The deed preceded the word. Talking to batsmen has a long history in club cricket, especially in the north. Sledging has a long tradition in South Africa. For example, in the 1956-57 tour, Peter Heine told Trevor Bailey: "I want to hit you, Bailey. I want to hit you over the heart."

Australians sometimes leaven a fundamentally crude approach built on swear words beginning with "f" and "c" with some wit. When David Steele made his England debut at Lord's in 1975 when he was already grey and 34, Jeff Thomson scrutinised him as he approached the crease, and said: "Bloody hell, who've we got here, Groucho Marx?"

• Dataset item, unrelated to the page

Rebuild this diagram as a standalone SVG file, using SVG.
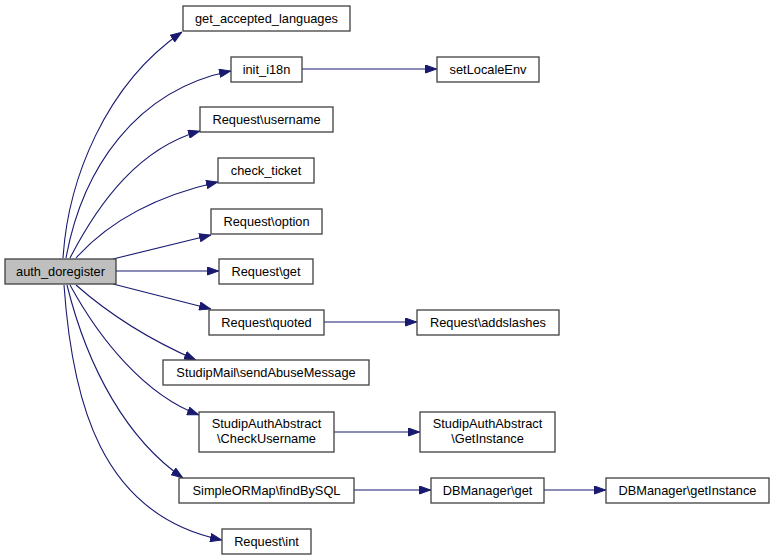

One trigger is a refusal to walk after a poor umpiring decision. A classic case occurred last summer at Old Trafford when Mike Atherton stayed put after he had gloved a ball off Allan Donald to Mark Boucher. Donald glared and said: "You better be fucking ready for what's coming, because there'll be nothing in your half." Later, Donald called Atherton a "fucking cheat".

Atherton later said he could not take offence because he could not understand Donald's Afrikaans. That was a grown-up's attempt to defuse a fiery confrontation. Donald was, in fact, speaking English.

We know this because he says so in White Lightning, his autobiography (published by CollinsWillow) which is the text for modern sledging.

Donald shows that a pleasant, open nature, like his own, is not a deterrent to violent verbals on the field. He writes that it is impossible to undermine Australian confidence, but finds that the Indians are more easily disconcerted. When Mohammad Azharuddin complained to Hansie Cronje after Donald was perfectly beastly to Rahul Dravid, Cronje replied: "Go fucking cry somewhere else." Donald's own sarcastic commentary: "Pretty subtle stuff, you'll agree."

Donald claims the master of the art was his colleague Pat Symcox, and he describes a passage during last summer's Test series. "Symcox said to me, `Why don't you start niggling at [Alec] Stewart... Stewart's not like Atherton - he would mix it, he wouldn't turn the other cheek'. So we gave him some stick after lunch. I said to him, `Now there's a man out for the hook. Don't fuck it up now.' And he answered, `Sorry - can you speak up?' So I said, `You heard me - don't fuck it up!' I went round the wicket to him, giving him the bait of the short ball, knowing he'd go for it at some stage. Finally, he fetched a wide one round to deep square leg... a few of our guys shouted at him, `Thanks very much - you've just lost the match and the series'."

That remark is just like the one attributed to Steve Waugh - who is, of course, impervious to sledging himself - after Herschelle Gibbs dropped him on his way to a match-winning century. Within days, it was confidently asserted that Waugh had said: "How does it feel to drop the World Cup, Hersch?" Sorry to spoil a good story, but Gibbs says that Waugh said nothing of the kind.

It is hard to distinguish between gamesmanship and personal abuse, as Stephen Fleming does, because the abuse is the gamesmanship. Umpires - often former players themselves - generally accept the gamesmanship case. But, during a particularly heated session last summer, Peter Willey said to Allan Donald: "I'd rather face you on a green wicket than be standing here, with so much going on." Apparently, it never occurred to Willey to intervene and stop it.

Sledging shows that cricket is the most violent of ball games. A baseball player who pitched at a batter's head and accompanied this with a barrage of abuse would be fined and banned. It is more likely to win a cricketer Man of the Match.